The secretary general of the ruling CNDD-FDD says politicians will have the opportunity to call on their members to vote 'yes' or 'no' after the campaign to explain the content of the draft revision of the constitution to be put to the referendum. Burundi political opponents have been complaining that they are not allowed to sensitize their members to the constitutional referendum.
On December 12, Burundian President Pierre Nkurunziza officially launched the referendum campaign on a constitutional reform.
"I call on all Burundians to carefully follow this campaign and give their opinions. It would prove a sense of irresponsibility on the part of them if they don't suggest articles to be changed if they can cause trouble for them, "says Evariste Ndayishimiye, Secretary-general of the ruling CNDD-FDD.
For him, this campaign is an opportunity for Burundians to know the amendments made to the constitution and give their suggestions.
He also says political leaders will have an opportunity to sensitize their member to the vote for or against that amendment to the constitution after the explanation of its content. " we will know whether we are to vote 'yes' or 'no' to the new constitution after the campaign to explain its content to the population," says Ndayishimiye.
According to the spokesman for the National Independent Electoral Commission (CENI) politicians will have the opportunity to sensitize their members to the vote for or against it 14 days before the referendum takes place.
Léonce Ngendakumana, a leader of opposition political party Sahwanya Frodebu, accuses the government and the ruling party of violating democratic principles.
He says they are violating the Burundian electoral code. "Since President Nkurunziza launched the campaign to explain the plan to revise the constitution, the ruling party has been holding meetings in various parts of the country to ask people to vote 'yes' to the referendum," says Ngendakumana.
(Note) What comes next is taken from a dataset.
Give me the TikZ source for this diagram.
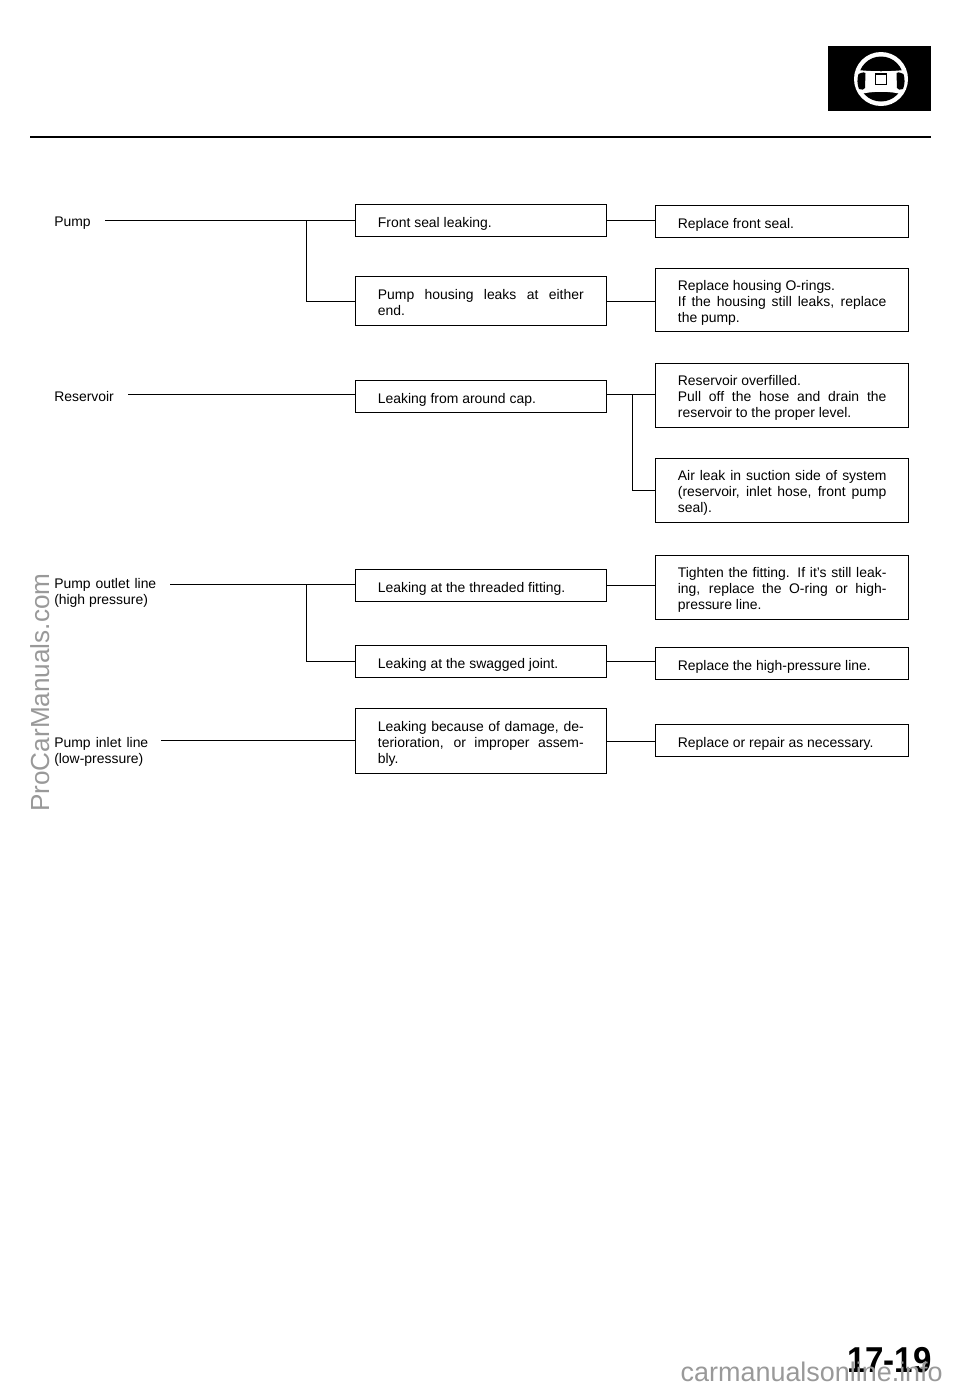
\documentclass[tikz,border=0pt]{standalone}
\usepackage{fontspec}
\setmainfont{Liberation Sans}
\usetikzlibrary{positioning}
\definecolor{markgray}{gray}{0.6}
\tikzset{
  fault/.style={draw, line width=.75pt, rectangle, anchor=north west, align=justify, inner xsep=16.8pt, inner ysep=0pt, text height=10pt, text depth=0pt, font=\fontsize{10.45}{12}\selectfont, text width=154.4pt},
  fix/.style={fault, text width=156.4pt},
  twolines/.style={text depth=12.9pt},
  threelines/.style={text depth=24.4pt},
  part/.style={anchor=west, align=left, inner sep=0pt, font=\fontsize{10.45}{12}\selectfont},
  link/.style={line width=.75pt},
  markup/.style={text=markgray, inner sep=0pt}
}
\begin{document}
\begin{tikzpicture}[x=.75pt, y=-.75pt]
\useasboundingbox (0,0) rectangle (960,1390);
% left column
\node[part] (pump) at (54,223) {Pump};
\node[part] (reservoir) at (54,397) {Reservoir};
\node[part] (outlet) at (54,593) {\makebox[76.5pt][s]{Pump outlet line}\\(high pressure)};
\node[part] (inlet) at (54,752) {\makebox[70.5pt][s]{Pump inlet line}\\(low-pressure)};
\coordinate (pumpend) at (105,220);
\coordinate (reservoirend) at (128,394);
\coordinate (outletend) at (170,584);
\coordinate (inletend) at (161,740);
% middle column
\node[fault, minimum height=24pt] (front) at (355,204) {Front seal leaking.};
\node[fault, twolines, minimum height=37pt] (housing) at (355,276) {Pump housing leaks at either\linebreak end.};
\node[fault, minimum height=24pt] (cap) at (355,380) {Leaking from around cap.};
\node[fault, minimum height=24pt] (threaded) at (355,569) {Leaking at the threaded fitting.};
\node[fault, minimum height=24pt] (swagged) at (355,645) {Leaking at the swagged joint.};
\node[fault, threelines, minimum height=48.75pt] (damage) at (355,708) {Leaking because of damage, de-\linebreak terioration, or improper assem-\linebreak bly.};
% right column
\node[fix, minimum height=24pt] (seal) at (655,205) {Replace front seal.};
\node[fix, threelines, minimum height=47pt] (orings) at (655,268) {Replace housing O-rings.\\If the housing still leaks, replace\linebreak the pump.};
\node[fix, threelines, minimum height=48pt] (overfill) at (655,363) {Reservoir overfilled.\\Pull off the hose and drain the\linebreak reservoir to the proper level.};
\node[fix, threelines, minimum height=48pt] (airleak) at (655,458) {Air leak in suction side of system\linebreak (reservoir, inlet hose, front pump\linebreak seal).};
\node[fix, threelines, minimum height=48pt] (tighten) at (655,555) {Tighten the fitting. If it's still leak-\linebreak ing, replace the O-ring or high-\linebreak pressure line.};
\node[fix, minimum height=24pt] (highline) at (655,647) {Replace the high-pressure line.};
\node[fix, minimum height=24pt] (repair) at (655,724) {Replace or repair as necessary.};
% connectors
\draw[link] (pumpend) -- (pumpend -| front.west);
\draw[link] (reservoirend) -- (reservoirend -| cap.west);
\draw[link] (outletend) -- (outletend -| threaded.west);
\draw[link] (inletend) -- (inletend -| damage.west);
\coordinate (pumpfork) at (306,220);
\coordinate (outletfork) at (306,584);
\coordinate (capfork) at (632,394);
\draw[link] (pumpfork) |- (housing.west);
\draw[link] (outletfork) |- (swagged.west);
\draw[link] (capfork) |- (airleak.west);
\draw[link] (front.east) -- (front.east -| seal.west);
\draw[link] (housing.east) -- (housing.east -| orings.west);
\draw[link] (cap.east |- capfork) -- (capfork -| overfill.west);
\draw[link] (threaded.east) -- (threaded.east -| tighten.west);
\draw[link] (swagged.east) -- (swagged.east -| highline.west);
\draw[link] (damage.east) -- (damage.east -| repair.west);
% header rule and wheel badge
\draw[line width=1.7pt] (30,137) -- (931,137);
\fill (828,46) rectangle (931,111);
\fill[white] (881,79) circle[radius=27];
\fill (881,79) circle[radius=22.5];
\begin{scope}
\clip (881,79) circle[radius=24];
\fill[white] (850,69) .. controls (870,72) and (892,72) .. (912,69) -- (912,97) .. controls (892,90) and (870,90) .. (850,97) -- cycle;
\end{scope}
\fill (858.5,74) .. controls (863,72) and (865,72) .. (865.5,73) -- (865,88) .. controls (864,90) and (862,90) .. (859,89) .. controls (857,84) and (857,79) .. (858.5,74) -- cycle;
\fill (903.5,74) .. controls (899,72) and (897,72) .. (896.5,73) -- (897,88) .. controls (898,90) and (900,90) .. (903,89) .. controls (905,84) and (905,79) .. (903.5,74) -- cycle;
\draw[fill=white, line width=1pt] (875.5,74) rectangle (886.5,84.5);
% page number and marks
\node[anchor=base east, inner sep=0pt, xscale=.92, transform shape, font=\fontsize{27}{27}\bfseries\selectfont] (page) at (932,1372) {17-19};
\node[markup, rotate=90, anchor=base west, font=\fontsize{19.6}{20}\selectfont] (sidemark) at (50,812) {ProCarManuals.com};
\node[markup, anchor=base east, font=\fontsize{20.2}{20}\selectfont] (footmark) at (943,1381) {carmanualsonline.info};
\end{tikzpicture}
\end{document}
For him, CNDD-FDD, like other political parties, should wait for the fixed time to sensitize their members to the vote for or against the referendum. "They are cheating," says Ngendakumana.
The current constitution was passed in 2005. It resulted from the Arusha Peace and Reconciliation Agreement signed in 2000 to end a civil war that erupted in 1993 after the assassination of Melchior Ndandaye, the first democratically elected president.